Many children visualize God as an elderly man with white hair and a long white beard, wearing flowing white robes and sitting on a cloud in heaven far above the earth. Many of those children grow into adults holding onto that same image, and believe that God and heaven are far away from day to day life. They find themselves unable to relate to such a distant God.

But God became flesh and was born a man. Jesus lived on earth, facing many of the struggles that we ourselves continue to face today. Jesus celebrated with friends, wept over lost loved ones, suffered rejection and betrayal, tried to find balance between taking care of others and taking care of himself, and struggled with obeying the harder obligations of following God. In short, Jesus is someone we can relate to. Even though he is fully God, he is also fully human, and thus the bridge between us and the heavenly Father. While we may struggle to relate to some divine being sitting up on a cloud, that divine being has related to us on our level, in our lives, and has adopted us into his own family.

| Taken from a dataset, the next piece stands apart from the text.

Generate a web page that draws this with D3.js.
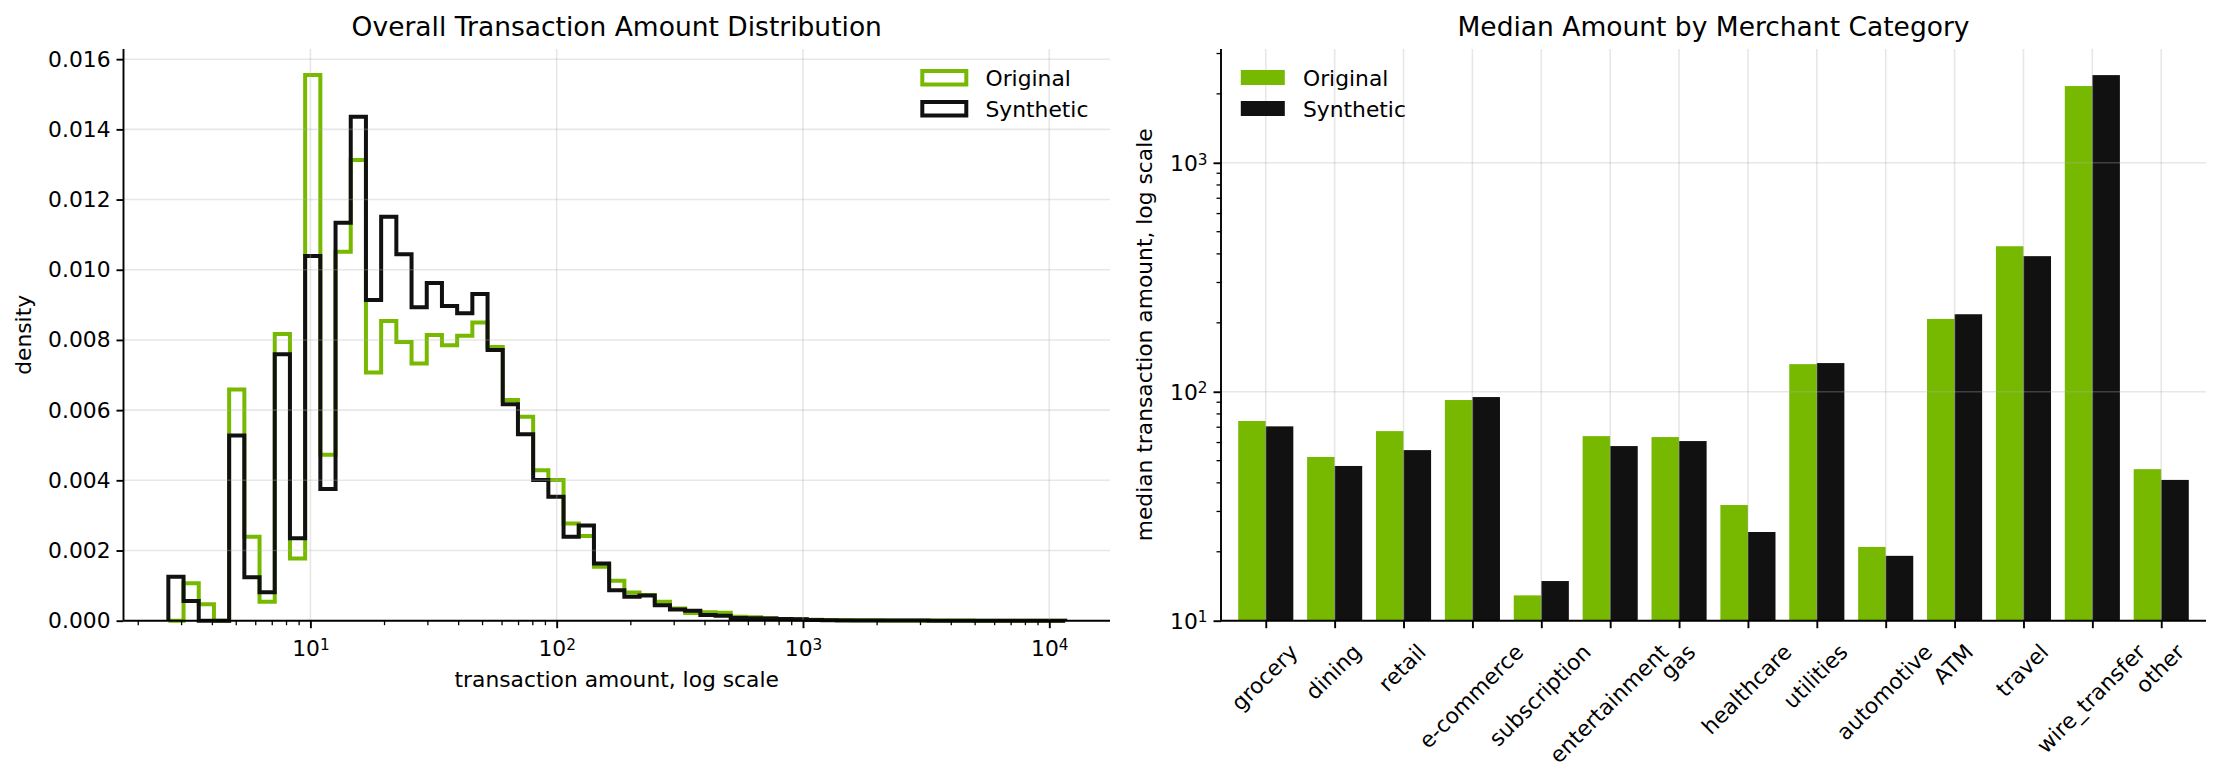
<!DOCTYPE html>
<html><head><meta charset="utf-8">
<script src="https://cdn.jsdelivr.net/npm/d3@7"></script>
<style>
body{margin:0;background:#fff;}
svg text{font-family:"DejaVu Sans",sans-serif;fill:#000;}
</style></head><body>
<svg id="chart" width="2222" height="780"></svg>
<script>
// ---------- data ----------
const seriesNames = ["Original", "Synthetic"];
// histogram: 59 log-spaced bins between these amounts
const binMin = 2.65, binMax = 11600, binCount = 59;
const originalDensity = [
  0, 0.00107, 0.00047, 0, 0.00659, 0.00239, 0.00054, 0.00817, 0.00177, 0.01555,
  0.00473, 0.01051, 0.01313, 0.00707, 0.00854, 0.00794, 0.00733, 0.00814, 0.00785, 0.00812,
  0.0085, 0.0078, 0.00629, 0.00581, 0.00429, 0.00401, 0.00277, 0.00241, 0.00154, 0.00114,
  0.0008, 0.00073, 0.00054, 0.00035, 0.00022, 0.00024, 0.00023, 0.00011, 0.0001, 0.00007,
  0.00004, 0.00004, 0.00003, 0.00002, 0.00002, 0.00001, 0.00001, 0.000008, 0.000006, 0.000005,
  0.000004, 0.000003, 0.000003, 0.000002, 0.000002, 0.000002, 0.000001, 0.000001, 0.000001
];
const syntheticDensity = [
  0.00125, 0.00056, 0, 0, 0.00528, 0.00124, 0.00081, 0.00759, 0.00235, 0.01039,
  0.00375, 0.01134, 0.01436, 0.00914, 0.01151, 0.01044, 0.00893, 0.00962, 0.00897, 0.00876,
  0.00931, 0.00771, 0.00617, 0.00531, 0.00401, 0.00353, 0.00239, 0.00271, 0.00163, 0.00087,
  0.00068, 0.00072, 0.00044, 0.00032, 0.00028, 0.00016, 0.00014, 0.00008, 0.00007, 0.00006,
  0.00005, 0.00004, 0.00002, 0.00001, 0.000008, 0.000006, 0.000005, 0.000004, 0.000003, 0.000003,
  0.000002, 0.000002, 0.000002, 0.000001, 0.000001, 0.000001, 0.000001, 0.000001, 0.000001
];
const densityTicks = [0, 0.002, 0.004, 0.006, 0.008, 0.010, 0.012, 0.014, 0.016];
const amountTicks = [10, 100, 1000, 10000];

const categories = ["grocery", "dining", "retail", "e-commerce", "subscription", "entertainment", "gas",
  "healthcare", "utilities", "automotive", "ATM", "travel", "wire_transfer", "other"];
const originalMedian = [74.5, 51.9, 67.3, 92, 12.9, 64, 63.4, 32, 132, 21, 208, 432, 2163, 45.9];
const syntheticMedian = [70.6, 47.4, 55.6, 94.8, 14.9, 57.9, 60.9, 24.4, 133.4, 19.2, 218, 391, 2415, 41.2];
const medianTicks = [10, 100, 1000];

const GREEN = "#76b900", BLACK = "#111111";
const GRID = "#b0b0b0";

// ---------- helpers ----------
const svg = d3.select("#chart");
const FS = 21.8, TFS = 26.5;
function powLabel(sel, v) {
  const e = Math.round(Math.log10(v));
  sel.text(null);
  sel.append("tspan").text("10");
  sel.append("tspan").attr("dy", "-0.42em").attr("font-size", (FS * 0.7) + "px").text(e);
}

// ================= LEFT: histogram =================
{
  const L = 123.5, R = 1110, T = 49, B = 620.7;
  const lo = Math.log10(binMin), hi = Math.log10(binMax), rng = hi - lo;
  const x = d3.scaleLog().domain([Math.pow(10, lo - 0.05 * rng), Math.pow(10, hi + 0.05 * rng)]).range([L, R]);
  const y = d3.scaleLinear().domain([0, 0.01629]).range([B, T]);
  const edges = d3.range(binCount + 1).map(i => Math.pow(10, lo + rng * i / binCount));
  const g = svg.append("g");

  function stepPts(vals) {
    const pts = [[edges[0], 0]];
    vals.forEach((v, i) => { pts.push([edges[i], v]); pts.push([edges[i + 1], v]); });
    pts.push([edges[binCount], 0]);
    return pts;
  }
  const line = d3.line().x(d => x(d[0])).y(d => y(d[1]));
  [[originalDensity, GREEN], [syntheticDensity, BLACK]].forEach(([vals, c]) => {
    g.append("path").attr("d", line(stepPts(vals))).attr("fill", "none")
      .attr("stroke", c).attr("stroke-width", 4).attr("stroke-linejoin", "miter");
  });

  const grid = g.append("g").attr("stroke", GRID).attr("stroke-opacity", 0.3).attr("stroke-width", 1.6);
  densityTicks.forEach(t => grid.append("line").attr("x1", L).attr("x2", R).attr("y1", y(t)).attr("y2", y(t)));
  amountTicks.forEach(t => grid.append("line").attr("x1", x(t)).attr("x2", x(t)).attr("y1", T).attr("y2", B));

  const yAxis = d3.axisLeft(y).tickValues(densityTicks).tickFormat(d3.format(".3f")).tickSize(7).tickPadding(6);
  const ya = g.append("g").attr("transform", `translate(${L},0)`).call(yAxis);
  const xAxis = d3.axisBottom(x).tickValues(amountTicks).tickSize(7.5).tickPadding(6).tickFormat(() => "");
  const xa = g.append("g").attr("transform", `translate(0,${B})`).call(xAxis);
  xa.selectAll(".tick text").each(function (d) { powLabel(d3.select(this), d); }).attr("dy", "1.0em");
  const minor = [];
  for (let dec = 1; dec <= 10000; dec *= 10) for (let m = 2; m <= 9; m++) {
    const v = m * dec / 10; if (x(v) >= L && x(v) <= R) minor.push(v);
  }
  for (let m = 2; m <= 9; m++) { const v = m * 10000; if (x(v) <= R) minor.push(v); }
  xa.selectAll(".minor").data(minor).enter().append("line").attr("class", "minor")
    .attr("x1", d => x(d)).attr("x2", d => x(d)).attr("y1", 0).attr("y2", 4.5)
    .attr("stroke", "#000").attr("stroke-width", 1.3);
  [ya, xa].forEach(a => {
    a.select(".domain").attr("stroke", "#000").attr("stroke-width", 1.9);
    a.selectAll(".tick line").attr("stroke", "#000").attr("stroke-width", 1.9);
    a.selectAll("text").attr("font-size", FS + "px").attr("fill", "#000").attr("font-family", "DejaVu Sans");
  });
  ya.select(".domain").attr("d", `M0,${B}V${T}`);
  xa.select(".domain").attr("d", `M${L},0H${R}`);

  g.append("text").attr("x", (L + R) / 2).attr("y", 36).attr("text-anchor", "middle")
    .attr("font-size", TFS + "px").text("Overall Transaction Amount Distribution");
  g.append("text").attr("x", (L + R) / 2).attr("y", 686.5).attr("text-anchor", "middle")
    .attr("font-size", FS + "px").text("transaction amount, log scale");
  g.append("text").attr("transform", `translate(31,${(T + B) / 2}) rotate(-90)`).attr("text-anchor", "middle")
    .attr("font-size", FS + "px").text("density");

  const lg = g.append("g");
  seriesNames.forEach((n, i) => {
    const c = i === 0 ? GREEN : BLACK;
    lg.append("rect").attr("x", 922.3).attr("y", 71 + i * 31).attr("width", 44).attr("height", 13.5)
      .attr("fill", "none").attr("stroke", c).attr("stroke-width", 4);
    lg.append("text").attr("x", 985.5).attr("y", 85.5 + i * 31).attr("font-size", FS + "px").text(n);
  });
}

// ================= RIGHT: grouped bars =================
{
  const L = 1221, R = 2206, T = 49, B = 620.7;
  const x = d3.scaleLinear().domain([-0.65, categories.length - 1 + 0.65]).range([L, R]);
  const y = d3.scaleLog().domain([10, 3140]).range([B, T]);
  const g = svg.append("g");
  const bw = 0.4;

  g.selectAll(".bo").data(originalMedian).enter().append("rect")
    .attr("x", (d, i) => x(i - bw)).attr("width", (d, i) => x(i) - x(i - bw))
    .attr("y", d => y(d)).attr("height", d => B - y(d)).attr("fill", GREEN);
  g.selectAll(".bs").data(syntheticMedian).enter().append("rect")
    .attr("x", (d, i) => x(i)).attr("width", (d, i) => x(i + bw) - x(i))
    .attr("y", d => y(d)).attr("height", d => B - y(d)).attr("fill", BLACK);

  const grid = g.append("g").attr("stroke", GRID).attr("stroke-opacity", 0.3).attr("stroke-width", 1.6);
  medianTicks.forEach(t => grid.append("line").attr("x1", L).attr("x2", R).attr("y1", y(t)).attr("y2", y(t)));
  categories.forEach((c, i) => grid.append("line").attr("x1", x(i)).attr("x2", x(i)).attr("y1", T).attr("y2", B));

  const yAxis = d3.axisLeft(y).tickValues(medianTicks).tickSize(7.5).tickPadding(6).tickFormat(() => "");
  const ya = g.append("g").attr("transform", `translate(${L},0)`).call(yAxis);
  ya.selectAll(".tick text").each(function (d) { powLabel(d3.select(this), d); }).attr("dy", "0.35em");
  const minor = [];
  for (let dec = 10; dec <= 1000; dec *= 10) for (let m = 2; m <= 9; m++) {
    const v = m * dec; if (y(v) >= T) minor.push(v);
  }
  ya.selectAll(".minor").data(minor).enter().append("line")
    .attr("x1", -4.5).attr("x2", 0).attr("y1", d => y(d)).attr("y2", d => y(d))
    .attr("stroke", "#000").attr("stroke-width", 1.3);

  const xAxis = d3.axisBottom(x).tickValues(d3.range(categories.length)).tickSize(7.5).tickFormat(() => "");
  const xa = g.append("g").attr("transform", `translate(0,${B})`).call(xAxis);
  xa.selectAll(".tick text").remove();
  [ya, xa].forEach(a => {
    a.select(".domain").attr("stroke", "#000").attr("stroke-width", 1.9);
    a.selectAll(".tick line").attr("stroke", "#000").attr("stroke-width", 1.9);
    a.selectAll("text").attr("font-size", FS + "px").attr("fill", "#000").attr("font-family", "DejaVu Sans");
  });
  ya.select(".domain").attr("d", `M0,${B}V${T}`);
  xa.select(".domain").attr("d", `M${L},0H${R}`);

  const top = B + 21;
  const H = FS;
  categories.forEach((c, i) => {
    const t = g.append("text").attr("font-size", FS + "px").attr("text-anchor", "middle").attr("dy", (0.262 * FS) + "px").text(c);
    const len = t.node().getComputedTextLength();
    const half = (len + H) * Math.SQRT1_2 / 2;
    t.attr("transform", `translate(${x(i)},${top + half}) rotate(-45)`);
  });

  g.append("text").attr("x", (L + R) / 2).attr("y", 36).attr("text-anchor", "middle")
    .attr("font-size", TFS + "px").text("Median Amount by Merchant Category");
  g.append("text").attr("transform", `translate(1152,${(T + B) / 2}) rotate(-90)`).attr("text-anchor", "middle")
    .attr("font-size", FS + "px").text("median transaction amount, log scale");

  const lg = g.append("g");
  seriesNames.forEach((n, i) => {
    const c = i === 0 ? GREEN : BLACK;
    lg.append("rect").attr("x", 1240.8).attr("y", 70 + i * 31).attr("width", 44).attr("height", 15).attr("fill", c);
    lg.append("text").attr("x", 1303).attr("y", 85.5 + i * 31).attr("font-size", FS + "px").text(n);
  });
}
</script>
</body></html>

Let us pray. Father God, you provided us a way to know the unknowable. Help us to obey your will, that we may be heirs with Christ. Through Christ our Lord, Amen.

December 28, Year B

Inspired by Matthew 2:13-18

“Now after [the wise men] had left, an angel of the Lord appeared to Joseph in a dream and said, ‘Get up, take the child and his mother, and flee to Egypt, and remain there until I tell you; for Herod is about to search for the child, to destroy him.’” Matthew 2:13 (NRSV)

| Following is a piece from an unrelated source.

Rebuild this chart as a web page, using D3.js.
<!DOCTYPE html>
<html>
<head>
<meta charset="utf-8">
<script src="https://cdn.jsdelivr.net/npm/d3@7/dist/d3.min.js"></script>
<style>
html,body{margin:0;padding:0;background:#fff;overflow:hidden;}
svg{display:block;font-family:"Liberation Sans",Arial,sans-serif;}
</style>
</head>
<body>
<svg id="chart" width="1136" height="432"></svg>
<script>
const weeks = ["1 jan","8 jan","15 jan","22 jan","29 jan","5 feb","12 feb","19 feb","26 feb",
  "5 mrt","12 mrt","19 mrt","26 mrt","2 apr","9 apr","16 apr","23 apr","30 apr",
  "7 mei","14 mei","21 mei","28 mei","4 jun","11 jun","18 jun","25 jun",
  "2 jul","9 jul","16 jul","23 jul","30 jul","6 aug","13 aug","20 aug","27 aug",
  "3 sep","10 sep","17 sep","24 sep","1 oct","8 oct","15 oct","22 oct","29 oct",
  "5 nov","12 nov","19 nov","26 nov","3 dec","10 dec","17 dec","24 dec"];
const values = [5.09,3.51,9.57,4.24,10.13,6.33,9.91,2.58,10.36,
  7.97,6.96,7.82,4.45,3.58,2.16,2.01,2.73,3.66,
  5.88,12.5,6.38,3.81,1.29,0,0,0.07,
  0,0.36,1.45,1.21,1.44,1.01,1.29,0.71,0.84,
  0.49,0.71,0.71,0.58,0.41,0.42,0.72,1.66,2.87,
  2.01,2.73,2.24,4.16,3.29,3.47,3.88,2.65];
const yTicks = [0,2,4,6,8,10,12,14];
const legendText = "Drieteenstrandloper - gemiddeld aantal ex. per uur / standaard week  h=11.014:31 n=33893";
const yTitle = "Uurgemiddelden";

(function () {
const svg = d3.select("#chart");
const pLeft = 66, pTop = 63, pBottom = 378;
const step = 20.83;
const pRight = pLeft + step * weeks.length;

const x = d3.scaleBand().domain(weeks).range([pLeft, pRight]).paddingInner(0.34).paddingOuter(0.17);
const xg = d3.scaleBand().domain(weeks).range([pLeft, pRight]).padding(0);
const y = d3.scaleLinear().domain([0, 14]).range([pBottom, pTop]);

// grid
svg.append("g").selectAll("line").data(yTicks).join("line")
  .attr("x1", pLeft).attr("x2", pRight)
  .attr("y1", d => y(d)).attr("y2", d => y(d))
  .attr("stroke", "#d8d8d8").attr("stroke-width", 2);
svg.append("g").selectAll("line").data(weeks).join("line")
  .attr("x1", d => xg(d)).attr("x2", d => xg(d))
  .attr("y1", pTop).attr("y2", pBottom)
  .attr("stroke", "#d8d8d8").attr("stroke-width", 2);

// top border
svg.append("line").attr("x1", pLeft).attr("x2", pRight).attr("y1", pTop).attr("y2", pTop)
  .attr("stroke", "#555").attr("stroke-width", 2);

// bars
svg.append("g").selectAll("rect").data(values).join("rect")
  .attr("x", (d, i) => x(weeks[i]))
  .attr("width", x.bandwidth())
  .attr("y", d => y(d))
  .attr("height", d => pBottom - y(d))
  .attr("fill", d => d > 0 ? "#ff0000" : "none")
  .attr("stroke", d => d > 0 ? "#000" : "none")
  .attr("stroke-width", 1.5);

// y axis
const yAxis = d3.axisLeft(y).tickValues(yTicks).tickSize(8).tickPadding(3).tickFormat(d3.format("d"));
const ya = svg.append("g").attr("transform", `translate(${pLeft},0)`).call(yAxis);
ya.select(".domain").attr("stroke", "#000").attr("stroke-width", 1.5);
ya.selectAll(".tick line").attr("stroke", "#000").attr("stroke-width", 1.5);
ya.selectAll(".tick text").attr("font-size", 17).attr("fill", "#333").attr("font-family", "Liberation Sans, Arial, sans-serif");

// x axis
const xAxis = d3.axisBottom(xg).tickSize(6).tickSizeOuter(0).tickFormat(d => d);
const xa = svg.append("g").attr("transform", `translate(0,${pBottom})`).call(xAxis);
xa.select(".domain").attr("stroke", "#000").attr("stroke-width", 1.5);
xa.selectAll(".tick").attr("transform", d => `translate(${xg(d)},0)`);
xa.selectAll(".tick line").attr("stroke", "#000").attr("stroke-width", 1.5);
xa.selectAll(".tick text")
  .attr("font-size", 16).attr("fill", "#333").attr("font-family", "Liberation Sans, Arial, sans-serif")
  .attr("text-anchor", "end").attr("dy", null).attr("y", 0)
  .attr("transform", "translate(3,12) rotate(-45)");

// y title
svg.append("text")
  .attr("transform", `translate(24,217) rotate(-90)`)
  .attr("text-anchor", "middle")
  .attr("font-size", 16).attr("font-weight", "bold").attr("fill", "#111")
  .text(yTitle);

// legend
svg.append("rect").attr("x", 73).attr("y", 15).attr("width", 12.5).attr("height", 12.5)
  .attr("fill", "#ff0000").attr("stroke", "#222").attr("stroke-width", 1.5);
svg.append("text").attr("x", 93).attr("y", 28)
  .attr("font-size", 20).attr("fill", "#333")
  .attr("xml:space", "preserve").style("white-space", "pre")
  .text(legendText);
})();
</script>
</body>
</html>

Even as the world rejoices at the birth of the Savior, there is still tragedy, evil, and strife. While some are beginning to take down their Christmas decorations and getting tired of the endless leftovers from their Christmas feasts, others are fleeing for their lives, or burying loved ones lost too soon, or wondering how they’re going to make it through another day in a world that seems set against them.

As the Christ child lay sleeping in his mother’s arms, the powers of this world were seeking to destroy him. This tiny infant had the power to bring about changes that would improve the lives of all, but only at the expense of greed, brutality, and control. This is what Christ came for.

The birth of Christ did not magically remove all struggles from the world, but his coming did provide us with an alternative to the status quo. We don’t have to live enslaved to the greed, brutality, and control that ensures the well-being of a few at the expense of many; we can turn instead to Christ, recognize the value of all human beings, and work to ensure that all receive the dignity and respect befitting of beloved children of God. For that is what the power of Christ looks like.

Let us pray. Savior God, the powers of greed and selfishness have opposed you from the very beginning. Enable us to turn towards you, that we may spread your love and show your mercy to all your people. Through Christ our Lord, Amen.

December 27, Year B

Inspired by 1 John 1:1-9

“If we say that we have no sin, we deceive ourselves, and the truth is not in us. If we confess our sins, he who is faithful and just will forgive us our sins and cleanse us from all unrighteousness.” 1 John 1:8-9 (NRSV)

We always want to think the best of ourselves. We justify our questionable or even bad behaviors, and we excuse or ignore shortcomings in the name of self-esteem.

But when we do that, we’re projecting a false image of who we are to the world, and we often try to believe it ourselves. But it’s a lie, and we cannot maintain it. Eventually we begin to feel like a fraud, and our self-esteem suffers even more.

One of the benefits of salvation is being freed from living a lie. It’s OK to admit to our shortcomings. It’s even OK to call them sins, because we don’t have to be perfect for God to love us; God’s love is capable of forgiving us our sins and putting us in right relationship with him. And being in right relationship with God can bring out the best in us in ways that projecting false images can never even come close to.

Let us pray. Faithful God, you see us as we truly are, and you love us as we truly are. Enable us to recognize and confess our sins, that we may receive your forgiveness. Through Christ our Lord, Amen.